Exercise aim: Print word for word the first line of the listing below and every line after it, through the line with "minimum width=3.76cm, minimum". Leave out the pictures and the rest.

┌────────

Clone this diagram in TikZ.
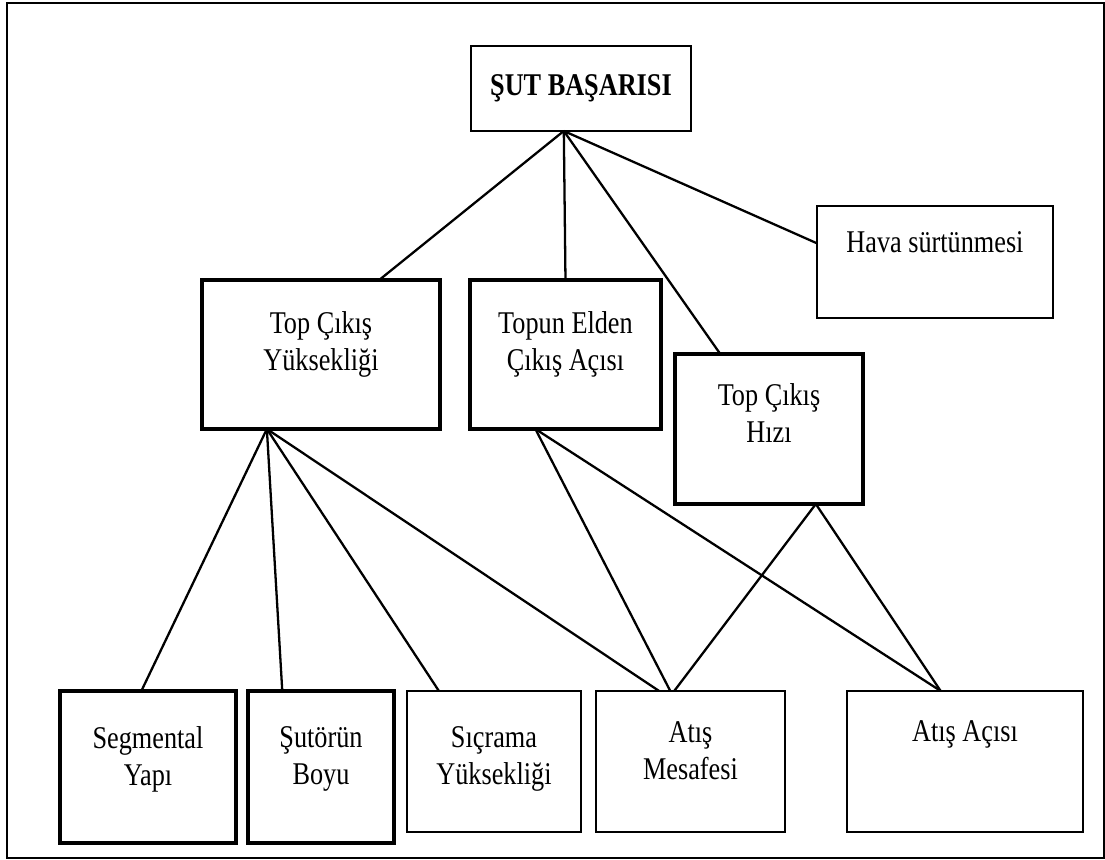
\documentclass[tikz,border=0pt]{standalone}
\usepackage{fontspec}
\setmainfont{Liberation Serif}[FakeStretch=0.83]
\usetikzlibrary{positioning}

\begin{document}
\begin{tikzpicture}[
		x=0.02cm, y=-0.02cm,
		font=\fontsize{18}{21}\selectfont,
		box/.style={draw, line width=1.5pt, anchor=north west, inner sep=0pt, outer sep=0pt},
		heavybox/.style={box, line width=2.4pt},
		caption/.style={align=center, inner sep=0pt, anchor=north},
		link/.style={line width=1.3pt}
	]
	\useasboundingbox (0,0) rectangle (1105,859);
	\draw[line width=1.2pt] (7,3) rectangle (1104,858);

	% first and second level
	\node[box, minimum width=4.4cm, minimum height=1.7cm, font=\fontsize{18}{21}\selectfont\bfseries] (basari) at (471,46) {ŞUT BAŞARISI};
	\node[box, minimum width=4.72cm, minimum height=2.24cm] (hava) at (817,206) {};
	\node[heavybox, minimum width=4.76cm, minimum height=2.98cm] (topyuk) at (202,280) {};
	\node[heavybox, minimum width=3.82cm, minimum height=2.98cm] (topun) at (470,280) {};
	\node[heavybox, minimum width=3.76cm, minimum height=3cm] (hiz) at (675,354) {};

	\node[caption, below=0.5cm of hava.north] (havatxt) {Hava sürtünmesi};
	\node[caption, below=0.62cm of topyuk.north] (topyuktxt) {Top Çıkış\\Yüksekliği};
	\node[caption, below=0.62cm of topun.north] (toputxt) {Topun Elden\\Çıkış Açısı};
	\node[caption, below=0.58cm of hiz.north] (hiztxt) {Top Çıkış\\Hızı};

	% bottom level
	\node[heavybox, minimum width=3.52cm, minimum height=3.04cm] (segm) at (60,691) {};
	\node[heavybox, minimum width=2.92cm, minimum height=3.04cm] (boyu) at (248,691) {};
	\node[box, minimum width=3.48cm, minimum height=2.82cm] (sicrama) at (407,691) {};
	\node[box, minimum width=3.78cm, minimum height=2.82cm] (mesafe) at (596,691) {};
	\node[box, minimum width=4.72cm, minimum height=2.82cm] (aci) at (847,691) {};

	\node[caption, below=0.7cm of segm.north] (segmtxt) {Segmental\\Yapı};
	\node[caption, below=0.7cm of boyu.north] (boyutxt) {Şutörün\\Boyu};
	\node[caption, below=0.7cm of sicrama.north] (sicramatxt) {Sıçrama\\Yüksekliği};
	\node[caption, below=0.6cm of mesafe.north] (mesafetxt) {Atış\\Mesafesi};
	\node[caption, below=0.58cm of aci.north] (acitxt) {Atış Açısı};

	\draw[link] (basari.248) -- (topyuk.52);
	\draw[link] (basari.248) -- (topun.north);
	\draw[link] (basari.248) -- (hiz.123);
	\draw[link] (basari.248) -- (hava.171);

	\draw[link] (topyuk.234) -- (segm.95);
	\draw[link] (topyuk.234) -- (boyu.117);
	\draw[link] (topyuk.234) -- (sicrama.128.5);
	\draw[link] (topyuk.234) -- (mesafe.114);

	\draw[link] (topun.248.4) -- (mesafe.106);
	\draw[link] (topun.248.4) -- (aci.109);
	\draw[link] (hiz.302.6) -- (mesafe.103);
	\draw[link] (hiz.302.6) -- (aci.109);
\end{tikzpicture}
\end{document}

└────────

Written answer:
Clone this diagram in TikZ.
\documentclass[tikz,border=0pt]{standalone}
\usepackage{fontspec}
\setmainfont{Liberation Serif}[FakeStretch=0.83]
\usetikzlibrary{positioning}

\begin{document}
\begin{tikzpicture}[
		x=0.02cm, y=-0.02cm,
		font=\fontsize{18}{21}\selectfont,
		box/.style={draw, line width=1.5pt, anchor=north west, inner sep=0pt, outer sep=0pt},
		heavybox/.style={box, line width=2.4pt},
		caption/.style={align=center, inner sep=0pt, anchor=north},
		link/.style={line width=1.3pt}
	]
	\useasboundingbox (0,0) rectangle (1105,859);
	\draw[line width=1.2pt] (7,3) rectangle (1104,858);

	% first and second level
	\node[box, minimum width=4.4cm, minimum height=1.7cm, font=\fontsize{18}{21}\selectfont\bfseries] (basari) at (471,46) {ŞUT BAŞARISI};
	\node[box, minimum width=4.72cm, minimum height=2.24cm] (hava) at (817,206) {};
	\node[heavybox, minimum width=4.76cm, minimum height=2.98cm] (topyuk) at (202,280) {};
	\node[heavybox, minimum width=3.82cm, minimum height=2.98cm] (topun) at (470,280) {};
	\node[heavybox, minimum width=3.76cm, minimum height=3cm] (hiz) at (675,354) {};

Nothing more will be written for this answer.